Brief
Your task is to retype the lines between the line with "Emit a Python" and the line with "from bokeh.resources import INLINE", inclusive. Copy no pictures and no other lines.
* * * * * * * * *
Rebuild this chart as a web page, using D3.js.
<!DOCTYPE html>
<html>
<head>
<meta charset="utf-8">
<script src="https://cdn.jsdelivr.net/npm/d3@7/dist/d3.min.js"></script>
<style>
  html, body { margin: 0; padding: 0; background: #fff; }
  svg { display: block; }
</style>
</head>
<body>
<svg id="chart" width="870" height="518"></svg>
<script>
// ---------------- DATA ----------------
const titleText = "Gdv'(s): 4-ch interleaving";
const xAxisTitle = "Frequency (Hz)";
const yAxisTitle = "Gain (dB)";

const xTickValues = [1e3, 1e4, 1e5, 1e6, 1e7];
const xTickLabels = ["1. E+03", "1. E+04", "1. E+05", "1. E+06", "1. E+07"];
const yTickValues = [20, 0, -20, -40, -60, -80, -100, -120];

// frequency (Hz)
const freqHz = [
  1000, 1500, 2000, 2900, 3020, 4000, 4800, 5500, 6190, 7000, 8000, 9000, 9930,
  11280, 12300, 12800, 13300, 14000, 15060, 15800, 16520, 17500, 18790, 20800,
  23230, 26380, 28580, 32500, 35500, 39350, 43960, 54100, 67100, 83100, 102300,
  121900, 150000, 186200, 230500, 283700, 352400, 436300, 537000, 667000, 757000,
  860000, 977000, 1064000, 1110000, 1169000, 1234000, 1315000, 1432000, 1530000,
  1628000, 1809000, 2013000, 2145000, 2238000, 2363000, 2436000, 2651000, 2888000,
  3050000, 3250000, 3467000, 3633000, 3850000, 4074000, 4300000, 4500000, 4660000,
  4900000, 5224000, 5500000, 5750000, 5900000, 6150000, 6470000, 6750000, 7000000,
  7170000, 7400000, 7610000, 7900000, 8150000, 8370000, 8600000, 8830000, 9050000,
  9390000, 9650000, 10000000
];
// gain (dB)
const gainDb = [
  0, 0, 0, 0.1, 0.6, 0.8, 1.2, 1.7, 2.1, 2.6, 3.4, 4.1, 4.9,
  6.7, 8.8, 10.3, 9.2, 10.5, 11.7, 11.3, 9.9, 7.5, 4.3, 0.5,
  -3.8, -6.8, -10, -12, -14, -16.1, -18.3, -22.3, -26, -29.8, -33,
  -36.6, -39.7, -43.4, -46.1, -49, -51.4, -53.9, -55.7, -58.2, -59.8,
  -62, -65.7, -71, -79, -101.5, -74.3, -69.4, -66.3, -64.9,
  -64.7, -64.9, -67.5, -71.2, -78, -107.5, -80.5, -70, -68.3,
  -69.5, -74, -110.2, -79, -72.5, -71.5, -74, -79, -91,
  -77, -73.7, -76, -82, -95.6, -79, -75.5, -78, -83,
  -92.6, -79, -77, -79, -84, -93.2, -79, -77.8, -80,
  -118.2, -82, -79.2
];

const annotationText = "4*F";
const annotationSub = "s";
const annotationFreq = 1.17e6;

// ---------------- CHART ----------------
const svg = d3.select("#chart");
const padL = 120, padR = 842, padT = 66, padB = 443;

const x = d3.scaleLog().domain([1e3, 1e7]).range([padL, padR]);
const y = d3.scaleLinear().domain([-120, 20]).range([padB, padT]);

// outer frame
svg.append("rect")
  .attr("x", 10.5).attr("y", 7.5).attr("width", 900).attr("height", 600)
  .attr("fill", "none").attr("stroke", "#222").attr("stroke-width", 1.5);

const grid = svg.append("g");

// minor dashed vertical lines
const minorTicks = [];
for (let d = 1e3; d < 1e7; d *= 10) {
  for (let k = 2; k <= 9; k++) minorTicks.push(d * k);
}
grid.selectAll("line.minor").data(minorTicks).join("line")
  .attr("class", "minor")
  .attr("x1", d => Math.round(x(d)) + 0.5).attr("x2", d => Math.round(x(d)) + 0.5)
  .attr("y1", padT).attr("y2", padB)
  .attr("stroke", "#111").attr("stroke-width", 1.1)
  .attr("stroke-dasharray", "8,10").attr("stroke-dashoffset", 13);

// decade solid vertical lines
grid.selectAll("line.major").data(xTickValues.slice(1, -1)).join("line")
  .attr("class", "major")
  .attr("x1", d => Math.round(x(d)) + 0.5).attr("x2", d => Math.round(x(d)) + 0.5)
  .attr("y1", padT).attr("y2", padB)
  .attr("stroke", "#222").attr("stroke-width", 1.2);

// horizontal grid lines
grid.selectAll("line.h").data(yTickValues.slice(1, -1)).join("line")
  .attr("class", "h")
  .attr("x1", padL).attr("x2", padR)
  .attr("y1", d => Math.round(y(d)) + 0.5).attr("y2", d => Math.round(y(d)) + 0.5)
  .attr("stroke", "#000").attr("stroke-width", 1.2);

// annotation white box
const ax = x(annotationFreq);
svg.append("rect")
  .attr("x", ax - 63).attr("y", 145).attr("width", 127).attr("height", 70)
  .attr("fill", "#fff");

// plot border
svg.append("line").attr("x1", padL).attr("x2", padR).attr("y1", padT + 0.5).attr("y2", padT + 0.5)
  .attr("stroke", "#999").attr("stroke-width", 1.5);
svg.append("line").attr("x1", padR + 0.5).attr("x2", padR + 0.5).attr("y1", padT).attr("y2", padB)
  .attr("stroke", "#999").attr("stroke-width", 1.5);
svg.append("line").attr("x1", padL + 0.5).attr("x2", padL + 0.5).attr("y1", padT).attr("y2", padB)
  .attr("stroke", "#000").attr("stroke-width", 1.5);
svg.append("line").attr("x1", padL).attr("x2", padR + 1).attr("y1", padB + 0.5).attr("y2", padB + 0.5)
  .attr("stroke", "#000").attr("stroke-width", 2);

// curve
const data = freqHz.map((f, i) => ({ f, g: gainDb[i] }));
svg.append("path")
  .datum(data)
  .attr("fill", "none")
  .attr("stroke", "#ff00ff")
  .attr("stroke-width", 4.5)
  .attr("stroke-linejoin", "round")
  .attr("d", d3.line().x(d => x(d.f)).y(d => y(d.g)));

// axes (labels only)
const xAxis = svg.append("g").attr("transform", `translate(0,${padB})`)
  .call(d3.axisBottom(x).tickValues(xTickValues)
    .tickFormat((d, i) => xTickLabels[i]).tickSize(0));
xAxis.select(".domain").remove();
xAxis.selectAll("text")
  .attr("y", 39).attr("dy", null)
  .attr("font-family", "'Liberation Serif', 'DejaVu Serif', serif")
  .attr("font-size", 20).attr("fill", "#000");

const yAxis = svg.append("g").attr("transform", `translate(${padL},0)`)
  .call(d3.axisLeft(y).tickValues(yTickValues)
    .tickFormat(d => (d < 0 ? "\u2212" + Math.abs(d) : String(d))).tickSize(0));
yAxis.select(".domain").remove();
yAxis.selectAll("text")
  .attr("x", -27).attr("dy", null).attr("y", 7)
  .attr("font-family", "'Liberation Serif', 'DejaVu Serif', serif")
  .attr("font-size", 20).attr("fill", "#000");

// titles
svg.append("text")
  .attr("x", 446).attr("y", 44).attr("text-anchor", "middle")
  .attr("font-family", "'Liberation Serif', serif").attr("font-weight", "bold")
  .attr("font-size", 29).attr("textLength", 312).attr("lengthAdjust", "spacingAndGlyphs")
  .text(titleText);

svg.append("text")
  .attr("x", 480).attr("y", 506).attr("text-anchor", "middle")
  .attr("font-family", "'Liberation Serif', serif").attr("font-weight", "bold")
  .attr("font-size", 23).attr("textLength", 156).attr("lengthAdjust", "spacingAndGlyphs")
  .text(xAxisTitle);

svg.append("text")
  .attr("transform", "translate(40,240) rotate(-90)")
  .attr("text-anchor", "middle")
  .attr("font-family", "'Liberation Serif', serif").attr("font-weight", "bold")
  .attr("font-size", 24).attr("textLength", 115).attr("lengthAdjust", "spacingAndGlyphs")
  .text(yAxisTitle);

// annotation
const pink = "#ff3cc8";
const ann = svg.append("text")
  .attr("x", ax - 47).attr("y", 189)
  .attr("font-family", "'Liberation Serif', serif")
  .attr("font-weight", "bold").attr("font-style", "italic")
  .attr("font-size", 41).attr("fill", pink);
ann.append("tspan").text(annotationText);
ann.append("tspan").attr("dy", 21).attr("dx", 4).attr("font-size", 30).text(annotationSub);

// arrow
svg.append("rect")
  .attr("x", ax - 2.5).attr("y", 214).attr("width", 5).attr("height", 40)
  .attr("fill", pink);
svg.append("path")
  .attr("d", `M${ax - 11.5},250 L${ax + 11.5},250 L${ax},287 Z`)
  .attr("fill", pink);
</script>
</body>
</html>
* * * * * * * * *
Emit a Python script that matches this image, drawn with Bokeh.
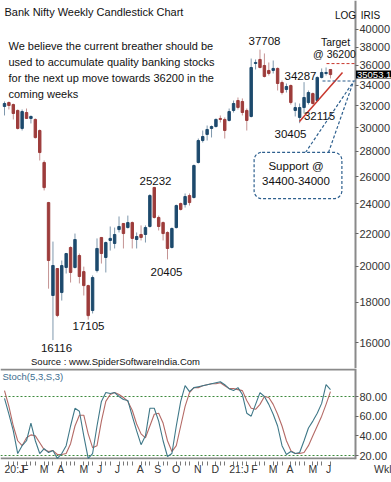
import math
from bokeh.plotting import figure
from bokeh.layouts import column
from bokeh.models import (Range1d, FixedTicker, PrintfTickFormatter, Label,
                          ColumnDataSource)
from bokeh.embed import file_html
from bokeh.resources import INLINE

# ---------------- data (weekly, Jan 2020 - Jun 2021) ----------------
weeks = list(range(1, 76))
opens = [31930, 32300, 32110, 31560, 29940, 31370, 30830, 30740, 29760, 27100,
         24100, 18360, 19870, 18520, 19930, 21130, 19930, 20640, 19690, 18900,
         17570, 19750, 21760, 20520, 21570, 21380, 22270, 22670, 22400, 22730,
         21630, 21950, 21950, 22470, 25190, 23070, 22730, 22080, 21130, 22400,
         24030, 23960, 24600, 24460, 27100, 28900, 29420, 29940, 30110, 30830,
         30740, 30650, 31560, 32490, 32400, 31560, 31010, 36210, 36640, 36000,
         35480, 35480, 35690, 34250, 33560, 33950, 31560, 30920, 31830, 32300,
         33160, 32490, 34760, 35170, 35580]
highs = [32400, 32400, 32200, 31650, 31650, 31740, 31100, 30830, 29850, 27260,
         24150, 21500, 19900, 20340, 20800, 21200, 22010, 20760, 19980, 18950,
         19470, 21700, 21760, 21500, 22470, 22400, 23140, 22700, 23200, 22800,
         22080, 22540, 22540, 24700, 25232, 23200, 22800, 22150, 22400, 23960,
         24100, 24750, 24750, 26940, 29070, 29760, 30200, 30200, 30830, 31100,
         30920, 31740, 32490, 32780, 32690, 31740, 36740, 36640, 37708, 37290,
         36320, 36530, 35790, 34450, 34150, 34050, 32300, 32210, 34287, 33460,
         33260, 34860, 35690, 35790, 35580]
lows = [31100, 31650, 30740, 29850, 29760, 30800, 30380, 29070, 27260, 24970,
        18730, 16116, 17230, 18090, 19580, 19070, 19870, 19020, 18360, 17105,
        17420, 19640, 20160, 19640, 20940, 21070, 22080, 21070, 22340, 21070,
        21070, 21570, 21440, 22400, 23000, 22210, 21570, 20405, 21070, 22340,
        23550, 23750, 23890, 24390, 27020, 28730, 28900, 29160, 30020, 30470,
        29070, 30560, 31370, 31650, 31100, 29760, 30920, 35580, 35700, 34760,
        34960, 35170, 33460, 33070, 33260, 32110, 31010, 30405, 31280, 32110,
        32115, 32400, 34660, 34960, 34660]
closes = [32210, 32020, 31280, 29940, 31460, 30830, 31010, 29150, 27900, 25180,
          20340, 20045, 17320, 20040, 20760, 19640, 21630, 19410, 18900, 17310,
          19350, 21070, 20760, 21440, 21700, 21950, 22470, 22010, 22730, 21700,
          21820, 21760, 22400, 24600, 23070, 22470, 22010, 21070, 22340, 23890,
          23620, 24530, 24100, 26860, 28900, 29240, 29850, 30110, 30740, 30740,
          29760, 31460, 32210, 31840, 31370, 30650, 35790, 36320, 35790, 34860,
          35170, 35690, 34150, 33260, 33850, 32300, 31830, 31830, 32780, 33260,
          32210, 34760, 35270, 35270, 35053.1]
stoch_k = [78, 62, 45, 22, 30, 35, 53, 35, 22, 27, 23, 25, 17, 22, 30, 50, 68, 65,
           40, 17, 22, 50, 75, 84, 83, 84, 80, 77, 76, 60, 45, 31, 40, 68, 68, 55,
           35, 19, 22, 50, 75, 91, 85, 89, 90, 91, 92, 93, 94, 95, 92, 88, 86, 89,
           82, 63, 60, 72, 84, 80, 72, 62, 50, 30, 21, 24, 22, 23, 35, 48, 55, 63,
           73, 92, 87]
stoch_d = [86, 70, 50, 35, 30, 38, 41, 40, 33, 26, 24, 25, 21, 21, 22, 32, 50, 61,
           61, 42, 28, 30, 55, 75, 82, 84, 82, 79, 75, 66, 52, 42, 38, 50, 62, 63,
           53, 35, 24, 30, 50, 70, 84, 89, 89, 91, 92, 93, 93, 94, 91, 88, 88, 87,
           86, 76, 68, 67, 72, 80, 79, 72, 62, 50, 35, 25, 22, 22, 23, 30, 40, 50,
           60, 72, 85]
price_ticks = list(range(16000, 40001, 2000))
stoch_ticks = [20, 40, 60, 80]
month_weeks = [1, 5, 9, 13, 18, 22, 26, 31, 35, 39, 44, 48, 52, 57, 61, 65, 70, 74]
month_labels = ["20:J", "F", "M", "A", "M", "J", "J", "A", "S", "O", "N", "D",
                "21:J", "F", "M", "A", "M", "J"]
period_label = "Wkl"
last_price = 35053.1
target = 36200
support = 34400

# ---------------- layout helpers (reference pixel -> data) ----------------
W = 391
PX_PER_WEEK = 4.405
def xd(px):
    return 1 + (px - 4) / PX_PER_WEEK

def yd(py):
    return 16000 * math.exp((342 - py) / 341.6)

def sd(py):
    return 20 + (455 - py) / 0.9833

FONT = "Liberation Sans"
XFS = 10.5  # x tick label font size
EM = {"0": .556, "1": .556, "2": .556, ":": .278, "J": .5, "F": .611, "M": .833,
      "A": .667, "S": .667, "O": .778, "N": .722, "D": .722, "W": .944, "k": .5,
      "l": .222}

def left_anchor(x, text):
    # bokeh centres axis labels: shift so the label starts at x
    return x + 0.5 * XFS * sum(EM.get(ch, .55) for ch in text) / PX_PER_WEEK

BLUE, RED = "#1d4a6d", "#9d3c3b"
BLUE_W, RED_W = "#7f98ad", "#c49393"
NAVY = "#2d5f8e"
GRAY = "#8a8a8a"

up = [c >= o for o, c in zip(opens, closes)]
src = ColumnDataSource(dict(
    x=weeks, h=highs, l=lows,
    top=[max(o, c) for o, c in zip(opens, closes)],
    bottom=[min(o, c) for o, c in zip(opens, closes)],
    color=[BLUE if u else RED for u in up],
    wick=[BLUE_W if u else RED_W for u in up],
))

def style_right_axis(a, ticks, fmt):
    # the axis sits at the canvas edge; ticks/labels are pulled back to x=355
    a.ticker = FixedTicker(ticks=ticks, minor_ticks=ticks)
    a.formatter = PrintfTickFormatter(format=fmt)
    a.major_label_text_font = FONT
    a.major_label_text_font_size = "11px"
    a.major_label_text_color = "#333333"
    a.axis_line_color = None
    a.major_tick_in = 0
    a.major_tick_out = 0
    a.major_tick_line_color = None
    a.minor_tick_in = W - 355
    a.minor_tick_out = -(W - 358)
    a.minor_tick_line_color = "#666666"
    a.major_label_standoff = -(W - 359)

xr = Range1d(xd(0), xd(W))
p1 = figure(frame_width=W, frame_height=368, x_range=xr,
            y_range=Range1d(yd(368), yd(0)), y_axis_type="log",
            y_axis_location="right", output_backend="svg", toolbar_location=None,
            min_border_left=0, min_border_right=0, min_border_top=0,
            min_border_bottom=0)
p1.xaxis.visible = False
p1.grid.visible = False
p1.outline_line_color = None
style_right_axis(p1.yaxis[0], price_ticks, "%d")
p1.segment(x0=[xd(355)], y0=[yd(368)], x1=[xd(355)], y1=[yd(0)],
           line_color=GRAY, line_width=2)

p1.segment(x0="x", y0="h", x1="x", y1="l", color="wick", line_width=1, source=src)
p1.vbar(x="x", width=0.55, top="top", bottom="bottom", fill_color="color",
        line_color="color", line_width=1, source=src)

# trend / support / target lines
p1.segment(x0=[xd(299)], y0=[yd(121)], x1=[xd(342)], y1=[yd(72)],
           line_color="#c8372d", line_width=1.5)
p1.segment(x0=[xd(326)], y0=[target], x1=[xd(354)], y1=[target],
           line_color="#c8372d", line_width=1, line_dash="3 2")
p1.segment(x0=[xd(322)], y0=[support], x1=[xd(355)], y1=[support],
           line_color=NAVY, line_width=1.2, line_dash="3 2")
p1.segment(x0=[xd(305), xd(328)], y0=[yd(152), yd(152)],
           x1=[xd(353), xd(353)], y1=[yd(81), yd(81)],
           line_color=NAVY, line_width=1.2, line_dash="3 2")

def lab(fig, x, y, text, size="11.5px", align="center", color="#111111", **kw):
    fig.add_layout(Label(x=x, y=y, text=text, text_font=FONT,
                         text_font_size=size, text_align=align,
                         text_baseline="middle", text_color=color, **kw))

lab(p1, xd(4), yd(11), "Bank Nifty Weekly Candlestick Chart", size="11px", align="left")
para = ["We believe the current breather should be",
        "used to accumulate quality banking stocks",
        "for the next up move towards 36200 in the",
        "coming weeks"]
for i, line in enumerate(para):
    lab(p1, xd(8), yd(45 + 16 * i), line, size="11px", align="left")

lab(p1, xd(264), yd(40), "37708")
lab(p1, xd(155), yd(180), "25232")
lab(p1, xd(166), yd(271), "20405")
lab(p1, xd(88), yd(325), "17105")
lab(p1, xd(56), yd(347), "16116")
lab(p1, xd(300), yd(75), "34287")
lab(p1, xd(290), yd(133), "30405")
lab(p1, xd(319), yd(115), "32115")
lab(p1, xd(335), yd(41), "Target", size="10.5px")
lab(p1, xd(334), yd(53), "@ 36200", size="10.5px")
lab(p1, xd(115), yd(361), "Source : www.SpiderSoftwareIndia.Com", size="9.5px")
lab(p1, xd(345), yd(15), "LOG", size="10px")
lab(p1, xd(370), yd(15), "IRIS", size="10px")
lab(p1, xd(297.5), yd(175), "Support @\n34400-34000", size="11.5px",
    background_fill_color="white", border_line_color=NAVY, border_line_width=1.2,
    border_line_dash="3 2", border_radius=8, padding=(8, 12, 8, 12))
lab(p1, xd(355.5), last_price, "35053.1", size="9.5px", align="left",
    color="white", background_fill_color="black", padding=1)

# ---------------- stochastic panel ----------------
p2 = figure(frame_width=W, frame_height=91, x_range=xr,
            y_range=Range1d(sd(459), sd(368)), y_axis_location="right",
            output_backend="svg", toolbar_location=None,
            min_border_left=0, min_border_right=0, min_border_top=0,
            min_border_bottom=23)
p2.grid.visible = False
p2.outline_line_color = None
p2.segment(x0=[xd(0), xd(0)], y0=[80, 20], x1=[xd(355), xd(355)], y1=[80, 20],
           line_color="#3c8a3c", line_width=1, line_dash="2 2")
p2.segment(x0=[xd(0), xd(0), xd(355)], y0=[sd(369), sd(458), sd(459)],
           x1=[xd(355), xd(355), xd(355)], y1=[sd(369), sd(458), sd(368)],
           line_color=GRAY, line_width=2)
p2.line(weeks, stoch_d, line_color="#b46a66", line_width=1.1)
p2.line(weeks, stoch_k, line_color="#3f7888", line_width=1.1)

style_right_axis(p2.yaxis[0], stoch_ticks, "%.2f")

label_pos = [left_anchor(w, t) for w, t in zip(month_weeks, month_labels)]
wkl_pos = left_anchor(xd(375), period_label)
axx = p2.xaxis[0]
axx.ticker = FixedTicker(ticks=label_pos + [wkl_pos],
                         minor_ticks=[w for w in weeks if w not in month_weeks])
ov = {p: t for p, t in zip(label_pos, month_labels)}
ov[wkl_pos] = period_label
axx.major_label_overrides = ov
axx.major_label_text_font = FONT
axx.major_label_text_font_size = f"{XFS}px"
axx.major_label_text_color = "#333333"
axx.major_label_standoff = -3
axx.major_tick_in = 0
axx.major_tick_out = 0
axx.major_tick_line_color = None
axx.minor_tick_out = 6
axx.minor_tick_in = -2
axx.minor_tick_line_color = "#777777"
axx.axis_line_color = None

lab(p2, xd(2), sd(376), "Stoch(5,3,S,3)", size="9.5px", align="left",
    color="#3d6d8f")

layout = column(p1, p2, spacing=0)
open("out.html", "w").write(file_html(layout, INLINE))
* * * * * * * * *
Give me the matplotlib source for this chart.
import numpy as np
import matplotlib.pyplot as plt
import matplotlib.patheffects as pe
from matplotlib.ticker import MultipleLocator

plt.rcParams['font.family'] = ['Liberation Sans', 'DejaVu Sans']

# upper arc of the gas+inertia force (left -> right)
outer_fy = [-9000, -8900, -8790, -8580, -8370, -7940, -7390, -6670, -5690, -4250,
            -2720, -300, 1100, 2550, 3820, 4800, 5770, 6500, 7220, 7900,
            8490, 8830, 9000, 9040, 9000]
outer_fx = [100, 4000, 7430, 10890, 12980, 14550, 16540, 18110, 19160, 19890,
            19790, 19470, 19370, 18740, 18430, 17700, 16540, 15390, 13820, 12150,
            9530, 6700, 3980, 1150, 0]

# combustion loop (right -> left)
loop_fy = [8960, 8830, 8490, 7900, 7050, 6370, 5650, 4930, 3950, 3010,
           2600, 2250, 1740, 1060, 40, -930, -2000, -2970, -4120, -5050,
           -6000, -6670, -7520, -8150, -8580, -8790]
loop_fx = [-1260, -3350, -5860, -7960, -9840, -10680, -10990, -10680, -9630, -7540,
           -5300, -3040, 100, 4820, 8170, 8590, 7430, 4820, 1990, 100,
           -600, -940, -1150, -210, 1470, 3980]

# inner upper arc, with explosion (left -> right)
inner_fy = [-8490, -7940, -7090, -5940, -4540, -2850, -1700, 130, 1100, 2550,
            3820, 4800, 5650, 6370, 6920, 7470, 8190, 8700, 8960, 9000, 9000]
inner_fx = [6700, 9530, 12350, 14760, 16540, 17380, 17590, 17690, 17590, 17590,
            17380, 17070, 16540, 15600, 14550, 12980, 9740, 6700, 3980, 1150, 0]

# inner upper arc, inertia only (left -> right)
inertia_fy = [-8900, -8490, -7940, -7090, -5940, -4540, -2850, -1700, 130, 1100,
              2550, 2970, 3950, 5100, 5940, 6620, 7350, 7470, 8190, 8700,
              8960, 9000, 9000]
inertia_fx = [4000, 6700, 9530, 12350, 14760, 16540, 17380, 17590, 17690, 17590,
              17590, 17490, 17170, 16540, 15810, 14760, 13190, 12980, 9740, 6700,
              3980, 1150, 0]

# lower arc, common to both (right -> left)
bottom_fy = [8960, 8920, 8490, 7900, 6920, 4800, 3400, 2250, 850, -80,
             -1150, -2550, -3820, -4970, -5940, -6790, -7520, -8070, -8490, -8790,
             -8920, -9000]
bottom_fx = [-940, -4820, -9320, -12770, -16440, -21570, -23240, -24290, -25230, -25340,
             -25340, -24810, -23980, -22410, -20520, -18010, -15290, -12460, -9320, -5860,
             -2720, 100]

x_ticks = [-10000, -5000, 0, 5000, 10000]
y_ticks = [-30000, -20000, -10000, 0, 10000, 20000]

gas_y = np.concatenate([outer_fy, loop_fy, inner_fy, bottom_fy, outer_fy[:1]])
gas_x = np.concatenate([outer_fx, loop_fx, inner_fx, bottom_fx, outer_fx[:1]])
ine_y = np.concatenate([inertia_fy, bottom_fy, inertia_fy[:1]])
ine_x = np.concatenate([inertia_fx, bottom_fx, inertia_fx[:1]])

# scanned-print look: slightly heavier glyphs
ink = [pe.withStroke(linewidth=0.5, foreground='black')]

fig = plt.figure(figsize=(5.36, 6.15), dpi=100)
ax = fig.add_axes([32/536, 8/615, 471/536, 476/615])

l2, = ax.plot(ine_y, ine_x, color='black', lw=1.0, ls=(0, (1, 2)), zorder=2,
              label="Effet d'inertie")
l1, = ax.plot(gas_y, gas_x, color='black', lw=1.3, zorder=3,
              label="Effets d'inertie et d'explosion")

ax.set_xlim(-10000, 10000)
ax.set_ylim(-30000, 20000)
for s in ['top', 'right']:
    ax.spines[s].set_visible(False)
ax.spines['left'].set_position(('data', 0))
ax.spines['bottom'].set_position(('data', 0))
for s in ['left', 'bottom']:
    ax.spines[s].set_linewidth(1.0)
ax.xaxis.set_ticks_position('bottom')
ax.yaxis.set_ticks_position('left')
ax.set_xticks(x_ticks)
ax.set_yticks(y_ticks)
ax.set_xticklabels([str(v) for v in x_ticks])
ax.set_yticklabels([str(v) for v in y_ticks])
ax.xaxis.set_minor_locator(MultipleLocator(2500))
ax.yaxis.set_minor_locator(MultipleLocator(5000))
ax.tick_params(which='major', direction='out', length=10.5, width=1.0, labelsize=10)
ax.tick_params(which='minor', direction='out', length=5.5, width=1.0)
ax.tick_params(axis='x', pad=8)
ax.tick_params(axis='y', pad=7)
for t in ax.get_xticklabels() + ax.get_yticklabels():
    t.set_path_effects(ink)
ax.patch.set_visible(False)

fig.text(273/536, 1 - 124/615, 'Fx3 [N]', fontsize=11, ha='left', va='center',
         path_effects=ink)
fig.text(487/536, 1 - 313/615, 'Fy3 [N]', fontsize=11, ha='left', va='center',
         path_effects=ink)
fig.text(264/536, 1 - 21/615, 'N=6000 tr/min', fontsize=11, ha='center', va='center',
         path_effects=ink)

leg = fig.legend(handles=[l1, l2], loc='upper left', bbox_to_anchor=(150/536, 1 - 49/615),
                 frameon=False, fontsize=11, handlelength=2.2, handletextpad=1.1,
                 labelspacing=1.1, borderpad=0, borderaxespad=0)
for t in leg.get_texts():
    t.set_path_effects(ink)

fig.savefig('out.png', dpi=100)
* * * * * * * * *
Task result
Emit a Python script that matches this image, drawn with Bokeh.
import math
from bokeh.plotting import figure
from bokeh.layouts import column
from bokeh.models import (Range1d, FixedTicker, PrintfTickFormatter, Label,
                          ColumnDataSource)
from bokeh.embed import file_html
from bokeh.resources import INLINE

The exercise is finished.